#### RECORDED DATA

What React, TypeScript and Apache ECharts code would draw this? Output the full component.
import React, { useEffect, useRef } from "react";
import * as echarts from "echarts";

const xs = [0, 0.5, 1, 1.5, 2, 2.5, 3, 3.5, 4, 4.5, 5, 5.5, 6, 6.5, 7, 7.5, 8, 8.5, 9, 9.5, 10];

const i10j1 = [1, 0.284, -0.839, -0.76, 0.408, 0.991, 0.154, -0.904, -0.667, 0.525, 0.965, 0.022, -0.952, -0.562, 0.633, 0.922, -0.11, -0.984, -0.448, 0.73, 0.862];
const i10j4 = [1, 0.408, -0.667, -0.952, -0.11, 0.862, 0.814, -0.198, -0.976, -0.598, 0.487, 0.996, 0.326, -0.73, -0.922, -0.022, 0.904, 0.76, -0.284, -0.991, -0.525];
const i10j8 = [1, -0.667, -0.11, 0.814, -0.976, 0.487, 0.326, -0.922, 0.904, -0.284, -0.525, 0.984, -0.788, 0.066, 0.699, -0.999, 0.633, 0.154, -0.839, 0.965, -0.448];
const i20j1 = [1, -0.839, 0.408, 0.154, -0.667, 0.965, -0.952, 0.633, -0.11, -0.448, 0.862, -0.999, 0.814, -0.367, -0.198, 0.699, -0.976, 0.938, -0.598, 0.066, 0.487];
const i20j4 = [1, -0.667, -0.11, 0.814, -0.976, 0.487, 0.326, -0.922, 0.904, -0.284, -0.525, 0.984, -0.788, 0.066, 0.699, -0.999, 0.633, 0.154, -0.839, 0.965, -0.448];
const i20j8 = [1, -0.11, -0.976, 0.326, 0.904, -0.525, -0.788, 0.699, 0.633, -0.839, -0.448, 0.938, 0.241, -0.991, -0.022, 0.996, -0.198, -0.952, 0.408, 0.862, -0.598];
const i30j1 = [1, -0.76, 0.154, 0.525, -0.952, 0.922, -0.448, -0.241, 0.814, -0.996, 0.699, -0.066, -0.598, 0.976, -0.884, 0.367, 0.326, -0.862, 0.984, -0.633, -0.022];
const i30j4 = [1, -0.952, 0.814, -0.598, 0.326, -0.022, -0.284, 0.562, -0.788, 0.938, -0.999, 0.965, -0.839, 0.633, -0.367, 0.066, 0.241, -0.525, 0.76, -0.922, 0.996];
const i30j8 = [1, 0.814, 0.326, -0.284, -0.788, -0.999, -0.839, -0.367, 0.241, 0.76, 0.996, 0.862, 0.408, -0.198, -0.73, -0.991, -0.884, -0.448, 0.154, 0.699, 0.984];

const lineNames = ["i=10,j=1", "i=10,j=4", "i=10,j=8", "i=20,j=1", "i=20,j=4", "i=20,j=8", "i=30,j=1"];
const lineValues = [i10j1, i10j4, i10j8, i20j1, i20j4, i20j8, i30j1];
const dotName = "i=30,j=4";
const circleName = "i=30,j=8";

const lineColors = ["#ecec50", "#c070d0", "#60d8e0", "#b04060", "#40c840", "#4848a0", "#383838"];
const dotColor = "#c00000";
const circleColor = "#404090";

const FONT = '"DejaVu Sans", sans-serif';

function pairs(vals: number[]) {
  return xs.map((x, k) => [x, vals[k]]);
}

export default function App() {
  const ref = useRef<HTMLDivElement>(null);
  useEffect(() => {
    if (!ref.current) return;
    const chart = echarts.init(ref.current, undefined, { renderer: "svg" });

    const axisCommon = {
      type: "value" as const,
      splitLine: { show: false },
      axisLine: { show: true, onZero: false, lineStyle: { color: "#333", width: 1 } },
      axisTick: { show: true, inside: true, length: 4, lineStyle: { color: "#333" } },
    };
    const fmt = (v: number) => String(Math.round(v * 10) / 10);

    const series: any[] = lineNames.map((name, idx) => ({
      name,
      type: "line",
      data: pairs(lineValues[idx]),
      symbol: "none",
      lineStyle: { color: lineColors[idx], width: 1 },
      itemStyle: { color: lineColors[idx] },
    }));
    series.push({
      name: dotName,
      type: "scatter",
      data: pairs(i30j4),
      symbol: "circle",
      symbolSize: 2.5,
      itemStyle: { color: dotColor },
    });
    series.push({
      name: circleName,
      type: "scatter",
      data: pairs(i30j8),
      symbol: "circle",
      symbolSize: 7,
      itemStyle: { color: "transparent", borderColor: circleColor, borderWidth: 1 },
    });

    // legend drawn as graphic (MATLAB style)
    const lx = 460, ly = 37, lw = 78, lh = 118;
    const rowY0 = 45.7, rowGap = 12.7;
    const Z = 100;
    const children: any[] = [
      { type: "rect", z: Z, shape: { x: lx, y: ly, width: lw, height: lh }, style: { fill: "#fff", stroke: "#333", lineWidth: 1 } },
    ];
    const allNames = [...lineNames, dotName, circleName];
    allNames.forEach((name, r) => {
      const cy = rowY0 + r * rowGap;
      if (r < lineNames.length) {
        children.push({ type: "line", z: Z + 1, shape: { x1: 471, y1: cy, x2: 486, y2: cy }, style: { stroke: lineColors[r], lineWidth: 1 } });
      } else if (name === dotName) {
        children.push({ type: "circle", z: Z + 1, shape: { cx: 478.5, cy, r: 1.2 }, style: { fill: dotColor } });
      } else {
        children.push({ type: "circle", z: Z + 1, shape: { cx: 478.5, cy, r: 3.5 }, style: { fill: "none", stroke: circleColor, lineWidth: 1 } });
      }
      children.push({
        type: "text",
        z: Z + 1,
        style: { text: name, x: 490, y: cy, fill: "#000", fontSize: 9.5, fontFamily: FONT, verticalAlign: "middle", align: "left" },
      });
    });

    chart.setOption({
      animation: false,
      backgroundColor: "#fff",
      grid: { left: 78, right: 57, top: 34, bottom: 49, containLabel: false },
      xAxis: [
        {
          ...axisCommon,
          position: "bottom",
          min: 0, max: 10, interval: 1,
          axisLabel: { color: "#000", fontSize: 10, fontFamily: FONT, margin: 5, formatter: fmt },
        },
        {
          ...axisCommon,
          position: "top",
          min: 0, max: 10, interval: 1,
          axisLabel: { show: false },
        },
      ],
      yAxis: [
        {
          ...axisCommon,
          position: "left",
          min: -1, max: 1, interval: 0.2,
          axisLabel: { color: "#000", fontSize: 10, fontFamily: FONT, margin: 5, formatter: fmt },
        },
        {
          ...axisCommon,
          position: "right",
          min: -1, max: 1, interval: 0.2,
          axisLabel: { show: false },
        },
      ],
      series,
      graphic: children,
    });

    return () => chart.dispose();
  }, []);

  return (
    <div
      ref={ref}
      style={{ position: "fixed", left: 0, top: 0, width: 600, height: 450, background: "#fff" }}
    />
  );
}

#### TASK INSTRUCTIONS
Your task is to quote the lines above, beginning with the first and ending with the one that holds "9, 9.5, 10];".

#### FINAL ANSWER
What React, TypeScript and Apache ECharts code would draw this? Output the full component.
import React, { useEffect, useRef } from "react";
import * as echarts from "echarts";

const xs = [0, 0.5, 1, 1.5, 2, 2.5, 3, 3.5, 4, 4.5, 5, 5.5, 6, 6.5, 7, 7.5, 8, 8.5, 9, 9.5, 10];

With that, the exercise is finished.